2015-06-08

More Antigrammar: the "sentence fragment"


If you use MSWord, or any other conventional commercial wordprocessor to do your writing, you may have used a "grammar checking" feature.

You might well expect me to put scare quotes around "grammar checking" but actually this feature in MSWord is pretty innocent, and for many people, extremely useful. I find the spell check dictionaries far more harmful, as they create false segregations. A whole generation of English speakers the world over is coming to believe that there clear divisions in spelling between the US and the UK, when until recently this has only been true for two spelling rules: meter/metre and color/colour.

You can learn a great deal from the grammar check - not least from realizing when it's wrong. If you're an author, run the grammar check on your latest manuscript. It will flag hundreds of "sentence fragments."

This is because in fiction it is extremely common to work in incomplete sentences. So common, in fact, that treating them as an error is definitely an error.

Grammarians often talk about parts of speech getting elided. Elision is when a word or phrase is left out, usually because it is implied by the context, so not really needed. When the main verb of a sentence gets elided, the sentence will be, to old school grammarians, ungrammatical*.

This is because we get our language via a tortuous, mixed and messy descent from a disorderly jumble of languages most of which at some point diverged from a common root (know as PIE, proto-indo-european), and then came back together at different times in different places, and at different speeds... whereas our grammar - our language for describing language - comes more or less directly from Latin.

There is a profound difference between Latin and modern English. A difference so profound that unless you're an author using the grammar check in MSWord, you might never notice it.


In Latin, the Verb is God. In English, Context is Everything.


In Latin, an entire sentence can be contained in a single verb. In Latin the verb is so important that for preference, it is placed at the very end of the sentence, as if to ensure that you have an opportunity to give a fair hearing to all the other words before the verb takes over.

English can function without verbs. Not always. Some verbs can't be left out. "can" is a good example. But notice that I just wrote "not always" as a complete sentence, which it was. A grammarian would say that I elided "it does" - not just the verb, but the subject too.

But calling it "ellipsis" suggests that I'm thinking those words, just not saying or writing them. Nonsense! I'm not thinking them. The ideas that become words somewhere between my thoughts and my fingertips are limited to the core meaning that I want to convey. When I exclaim "nonsense!" I'm thinking "nonsense!" not "that is nonsense!".

In modern English we can, and frequently, manage without verbs. Not to seek or distract attention, but just because we don't always need them. Meaning matters. In modern English, meaning trumps grammar.

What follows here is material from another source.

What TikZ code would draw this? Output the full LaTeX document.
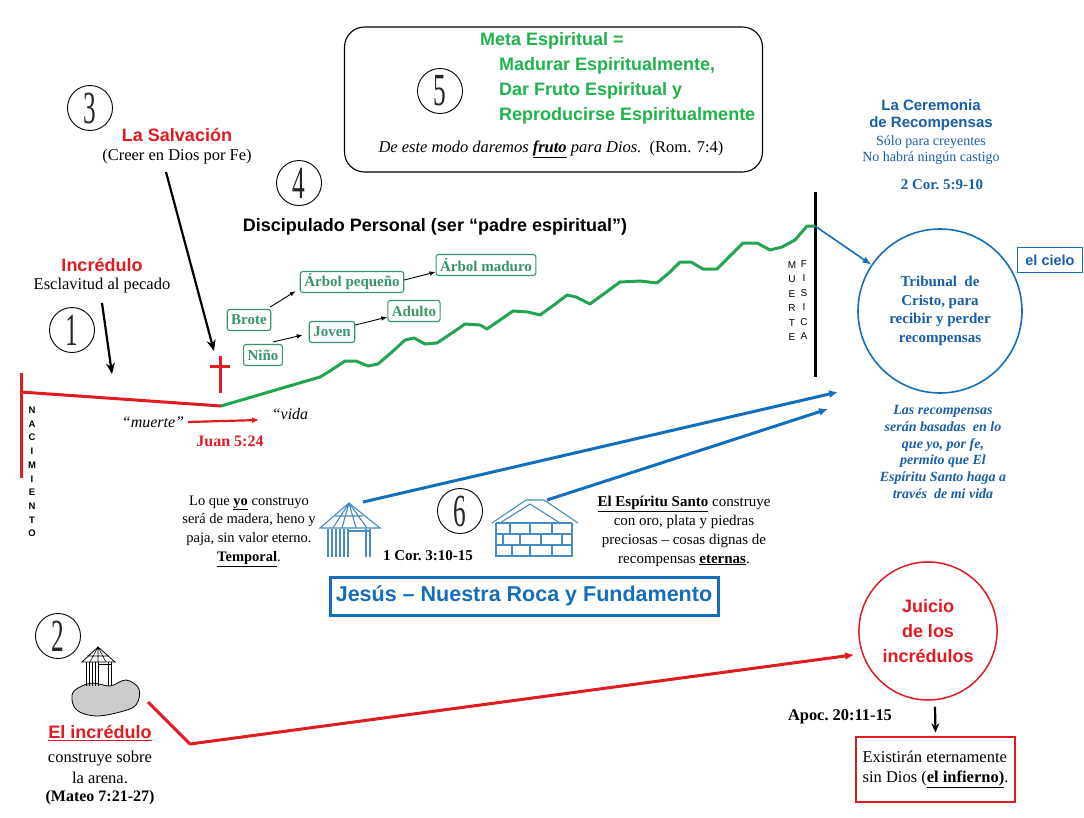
\documentclass[tikz,border=0pt]{standalone}
\usepackage{fontspec}
\setmainfont{Liberation Serif}
\setsansfont{Liberation Sans}
\usepackage{graphicx}
\usetikzlibrary{arrows.meta,shapes.geometric}
\definecolor{rojo}{RGB}{224,27,34}
\definecolor{verde}{RGB}{35,164,81}
\definecolor{verdemeta}{RGB}{30,180,75}
\definecolor{verdecaja}{RGB}{55,150,105}
\definecolor{azul}{RGB}{20,110,185}
\definecolor{azultxt}{RGB}{25,95,165}
\definecolor{hutblue}{RGB}{70,140,195}
\begin{document}
\begin{tikzpicture}[x=1pt,y=-1pt,
  numcirc/.style={circle,draw,line width=0.9pt,minimum size=45pt,inner sep=0pt,text=black!85},
  gbox/.style={draw=verdecaja,line width=1.1pt,rounded corners=2.5pt,text=verdecaja,font=\bfseries\fontsize{15}{17}\selectfont,inner xsep=4pt,inner ysep=2pt,minimum height=21pt},
  smallarrow/.style={-{Latex[length=6pt,width=4.5pt]},line width=0.9pt},
  bigarrow/.style={-{Stealth[length=11pt,width=9pt]},line width=2.2pt},
  vert/.style={font=\sffamily\fontsize{10}{14.4}\selectfont,align=center,inner sep=0pt},
  redsans/.style={text=rojo,font=\sffamily\bfseries\fontsize{18}{22}\selectfont},
  serifsub/.style={font=\fontsize{16.5}{20}\selectfont},
  hut/.style={hutblue,line width=1.1pt},
]
\path[use as bounding box,fill=white] (0,0) rectangle (1084,817);

% ---------- circled numbers
\newcommand{\cnum}[1]{\scalebox{0.55}[1]{\fontsize{46}{46}\selectfont #1}}
\node[numcirc] (n1) at (72,330) {\cnum{1}};
\node[numcirc] (n2) at (58,636) {\cnum{2}};
\node[numcirc] (n3) at (90,108) {\cnum{3}};
\node[numcirc] (n4) at (299,183) {\cnum{4}};
\node[numcirc] (n5) at (440,91) {\cnum{5}};
\node[numcirc] (n6) at (460,511) {\cnum{6}};

% ---------- Meta box
\node[draw,line width=1.1pt,rounded corners=20pt,minimum width=418pt,minimum height=145pt] (metabox) at (553.5,99.5) {};
\node[anchor=west,text=verdemeta,font=\sffamily\bfseries\fontsize{18}{25}\selectfont,inner sep=0pt] (metatitle) at (480,41) {Meta Espiritual =};
\node[anchor=west,align=left,text=verdemeta,font=\sffamily\bfseries\fontsize{18}{25}\selectfont,inner sep=0pt] (metalines) at (499,91) {Madurar Espiritualmente,\\Dar Fruto Espiritual y\\Reproducirse Espiritualmente};
\node[font=\fontsize{16.5}{20}\selectfont] (metafoot) at (551,149) {\textit{De este modo daremos \textbf{\underline{fruto}} para Dios.}\ \ (Rom. 7:4)};

% ---------- Ceremony
\node[align=center,text=azultxt,font=\sffamily\bfseries\fontsize{15}{17}\selectfont] (cer) at (931,115) {La Ceremonia\\de Recompensas};
\node[align=center,text=azultxt,font=\fontsize{14}{16.5}\selectfont] (solo) at (931,150) {Sólo para creyentes\\No habrá ningún castigo};
\node[text=azultxt,font=\bfseries\fontsize{15}{17}\selectfont] (cor2) at (942,185) {2 Cor.\ 5:9-10};

% ---------- Tribunal
\node[circle,draw=azul,line width=1.6pt,minimum size=164pt,align=center,text=azultxt,font=\bfseries\fontsize{15}{18.5}\selectfont] (tribunal) at (940,311) {Tribunal\ \ de\\Cristo, para\\recibir y perder\\recompensas};
\node[draw=azul,line width=1pt,text=azultxt,font=\sffamily\bfseries\fontsize{14.5}{16}\selectfont,minimum width=65pt,minimum height=25pt,inner sep=2pt] (cielo) at (1050,260) {el cielo};
\node[align=center,text=azultxt,font=\bfseries\itshape\fontsize{14}{16.8}\selectfont] (basadas) at (943,452) {Las recompensas\\serán basadas\ \ en lo\\que yo, por fe,\\permito que El\\Espíritu Santo haga a\\través\ \ de mi vida};

% ---------- Physical death line
\coordinate (mtop) at (815,192);
\coordinate (mbot) at (815,377);
\coordinate (cima) at (815,226);
\draw[line width=3pt] (mtop) -- (mbot);
\node[vert] (muerteL) at (792,301) {M\\U\\E\\R\\T\\E};
\node[vert] (fisicaL) at (804,300) {F\\I\\S\\I\\C\\A};
\draw[azul,line width=1.6pt,-{Latex[length=9pt,width=7pt]}] (cima) -- (tribunal.146);

% ---------- Birth line
\coordinate (nactop) at (21,373);
\coordinate (nacbot) at (21,478);
\coordinate (nacmid) at (21,392);
\coordinate (union) at (221,406);
\draw[rojo,line width=3pt] (nactop) -- (nacbot);
\draw[rojo,line width=3pt] (nacmid) -- (union);
\node[vert,font=\sffamily\bfseries\fontsize{9.5}{13.7}\selectfont] (nac) at (32,472) {N\\A\\C\\I\\M\\I\\E\\N\\T\\O};

% ---------- green growth line
\draw[verde,line width=3pt,line join=round] (union) -- (320,377) -- (330,371) -- (345,361) -- (356,361) -- (368,366) -- (378,364) -- (392,352) -- (405,340) -- (414,338) -- (425,344) -- (437,343) -- (452,333) -- (465,324) -- (480,325) -- (487,329) -- (500,320) -- (513,311) -- (528,312) -- (540,315) -- (554,305) -- (567,295) -- (576,297) -- (590,304) -- (605,293) -- (620,282) -- (640,281) -- (657,283) -- (670,272) -- (680,262) -- (691,262) -- (703,269) -- (717,269) -- (730,256) -- (743,243) -- (757,243) -- (770,250) -- (782,247) -- (795,240) -- (807,226) -- (cima);

% ---------- cross
\coordinate (crtop) at (220,356);
\coordinate (crbot) at (220,393);
\coordinate (crl) at (210,366);
\coordinate (crr) at (230,366);
\draw[rojo,line width=3pt] (crtop) -- (crbot);
\draw[rojo,line width=3pt] (crl) -- (crr);

% ---------- Salvación / Incrédulo
\node[redsans] (salv) at (177,135) {La Salvación};
\node[serifsub] (salvsub) at (177,157) {(Creer en Dios por Fe)};
\node[redsans] (incr) at (102,265) {Incrédulo};
\node[serifsub] (incrsub) at (102,286) {Esclavitud al pecado};
\coordinate (salvA) at (166,172);
\coordinate (salvB) at (214,351);
\coordinate (incrA) at (102,303);
\coordinate (incrB) at (112,374);
\draw[bigarrow] (salvA) -- (salvB);
\draw[bigarrow] (incrA) -- (incrB);

% ---------- muerte -> vida
\node[font=\itshape\fontsize{16}{18}\selectfont] (muerte) at (153,422) {“muerte”};
\node[font=\itshape\fontsize{16}{18}\selectfont] (vida) at (290,414) {“vida};
\coordinate (mvA) at (188,422);
\coordinate (mvB) at (259,420);
\draw[rojo,line width=2.2pt,-{Latex[length=7pt,width=6pt]}] (mvA) -- (mvB);
\node[text=rojo,font=\bfseries\fontsize{16}{18}\selectfont] (juan) at (230,441) {Juan 5:24};

% ---------- Discipulado
\node[font=\sffamily\bfseries\fontsize{18}{22}\selectfont] (disc) at (435,227) {Discipulado Personal (ser “padre espiritual”)};

\node[gbox] (brote) at (249,320) {Brote};
\node[gbox] (nino) at (263,355) {Niño};
\node[gbox] (joven) at (332,332) {Joven};
\node[gbox] (adulto) at (414,311) {Adulto};
\node[gbox] (pequeno) at (352,282) {Árbol pequeño};
\node[gbox] (maduro) at (486,265) {Árbol maduro};
\draw[smallarrow] ([xshift=-1pt,yshift=2pt]brote.north east) -- ([xshift=-4pt,yshift=2pt]pequeno.south west);
\draw[smallarrow] ([yshift=2pt]pequeno.east) -- ([yshift=-7pt]maduro.west);
\draw[smallarrow] ([xshift=-10pt,yshift=2pt]nino.north east) -- ([xshift=-6pt,yshift=-3pt]joven.west);
\draw[smallarrow] ([yshift=7pt]joven.east) -- ([yshift=5pt]adulto.south west);

% ---------- huts
% straw hut
\coordinate (hut1top) at (363,502);
\draw[hut] (320,528) -- (349,503) -- (380,528) -- cycle;
\draw[hut] (349,503) -- (333,528) (349,503) -- (342,528) (349,503) -- (356,528) (349,503) -- (367,528) (335,516) -- (363,516);
\foreach \xx in {328,332,336,340,344,348} \draw[hut] (\xx,529) -- (\xx,557);
\draw[hut] (366,529) -- (366,557) (370,529) -- (370,557) (348,531) -- (370,531);
% brick house
\coordinate (hut2top) at (547,500);
\draw[hut] (492,523) -- (526,500) -- (544,500) -- (578,523);
\draw[hut] (500,523) -- (530,504) -- (560,523);
\draw[hut] (496,523) -- (496,557) (572,523) -- (572,557) (496,523) -- (572,523);
\draw[hut] (496,534) -- (572,534) (496,545) -- (572,545) (496,556) -- (572,556);
\foreach \xx in {510,530,552} \draw[hut] (\xx,523) -- (\xx,534);
\foreach \xx in {503,520,541,562} \draw[hut] (\xx,534) -- (\xx,545);
\foreach \xx in {512,530,552} \draw[hut] (\xx,545) -- (\xx,556);
% island with hut
\draw[fill=black!20,line width=0.8pt] plot[smooth cycle,tension=0.6] coordinates {(75,690) (92,683) (110,686) (126,680) (139,689) (136,705) (120,712) (96,716) (78,711) (72,700)};
\draw[line width=0.8pt] (82,662) -- (98,647) -- (115,662) -- cycle;
\draw[line width=0.6pt] (98,647) -- (90,662) (98,647) -- (98,662) (98,647) -- (106,662) (87,656) -- (109,656);
\foreach \xx in {86,89,92,95,98} \draw[line width=0.7pt] (\xx,662) -- (\xx,686);
\draw[line width=0.7pt] (108,662) -- (108,686) (111,662) -- (111,686) (98,664) -- (111,664);

\coordinate (flecha1) at (838,392);
\coordinate (flecha2) at (828,409);
\draw[azul,line width=3pt,-{Latex[length=9pt,width=8pt]}] (hut1top) -- (flecha1);
\draw[azul,line width=3pt,-{Latex[length=9pt,width=8pt]}] (hut2top) -- (flecha2);

\node[align=center,font=\fontsize{14.5}{18.7}\selectfont] (yotxt) at (249,531) {Lo que \textbf{\underline{yo}} construyo\\será de madera, heno y\\paja, sin valor eterno.\\\textbf{\underline{Temporal}}.};
\node[font=\bfseries\fontsize{15}{17}\selectfont] (cor1) at (428,556) {1 Cor.\ 3:10-15};
\node[align=center,font=\fontsize{15}{19}\selectfont] (estxt) at (684,531) {\textbf{\underline{El Espíritu Santo}} construye\\con oro, plata y piedras\\preciosas – cosas dignas de\\recompensas \textbf{\underline{eternas}}.};

\node[draw=azul,line width=3pt,minimum width=388pt,minimum height=38pt,text=azul,font=\sffamily\bfseries\fontsize{21.5}{24}\selectfont] (jesus) at (524,596) {Jesús – Nuestra Roca y Fundamento};

% ---------- unbeliever
\node[text=rojo,font=\sffamily\bfseries\fontsize{18}{22}\selectfont] (elincr) at (100,733) {\underline{El incrédulo}};
\node[align=center,font=\fontsize{16.5}{21}\selectfont] (arena) at (100,767) {construye sobre\\la arena.};
\node[font=\bfseries\fontsize{16}{18}\selectfont] (mateo) at (100,798) {(Mateo 7:21-27)};

\node[ellipse,draw=rojo,line width=1.5pt,minimum width=127pt,minimum height=138pt,align=center,text=rojo,font=\sffamily\bfseries\fontsize{18}{25}\selectfont] (juicio) at (928,631) {Juicio\\de los\\incrédulos};
\coordinate (islaR) at (148,702);
\coordinate (codo) at (190,744);
\draw[rojo,line width=3pt,line join=round,-{Latex[length=9pt,width=8pt]},shorten >=8pt] (islaR) -- (codo) -- (juicio.199);

\node[font=\bfseries\fontsize{16.4}{18}\selectfont] (apoc) at (840,717) {Apoc.\ 20:11-15};
\node[draw=rojo,line width=1.3pt,minimum width=159pt,minimum height=65pt,align=left,font=\fontsize{16.5}{20.5}\selectfont] (infierno) at (935.5,769.5) {Existirán eternamente\\sin Dios (\textbf{\underline{el infierno)}}.};
\draw[line width=2.2pt,-{Stealth[length=9pt,width=8pt]}] ([xshift=7pt,yshift=-6pt]juicio.south) -- ([yshift=4pt]infierno.north);
\end{tikzpicture}
\end{document}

In fairness, this is mostly because grammar as a tool for describing language is sometimes not quite up to the task. As a tool for constructing proper syntax, grammar is as much a disaster as trying to construct a heroic fantasy by slavishly building a hero's journey.

In the end, single sentences, and whole stories, come from the same place: a meaning, that you need to communicate to others. A simple message might take a few words. A complex lesson might take a whole story. The meaning of life probably takes a lifetime of reading and writing to communicate.



____
* In fact, the word 'ellipsis' is often used for when a word or words are left out *cough* by ignorance or accident. This is apologism. Grammarians want to be able to say that it isn't the description that is at fault, but the object being described. I'll leave you to judge for yourself.


2 comments:

Steve said...

I used to think Metre and Colour were the only USA/UK English transcription rules too. Then I moved to the US and discovered there are a shedload of other spelling formation differences between USA English and the UK kind I grew up with. The use of double letters or not when making adverbs or pluralizing had me convinced I was entering premature senility when I first encountered spelling checkers in the USA in the 1980s, for example.

I'm not sure I agree with your reasoning when it comes to your examples of fragmentary sentences. When I say "nonsense!" I certainly am eliding the "That is". If I weren't, the point of the utterance would be lost. However, such elided constructs do allow us butcher the French language as per "Asterix Goes To Britain" (in the original French - the "joke" makes no sense in translation).

So I'm for them.

Unknown said...

I'm not sure what you mean about Asterix, and I'm En/Fr bilingual so I feel I ought to! I actually prefer a lot of the US standard spellings and noticed recently that I use 'rigor' for stiffness and 'rigour' for thoroughness. I vastly prefer the US punctuation rules, and use them most of the time.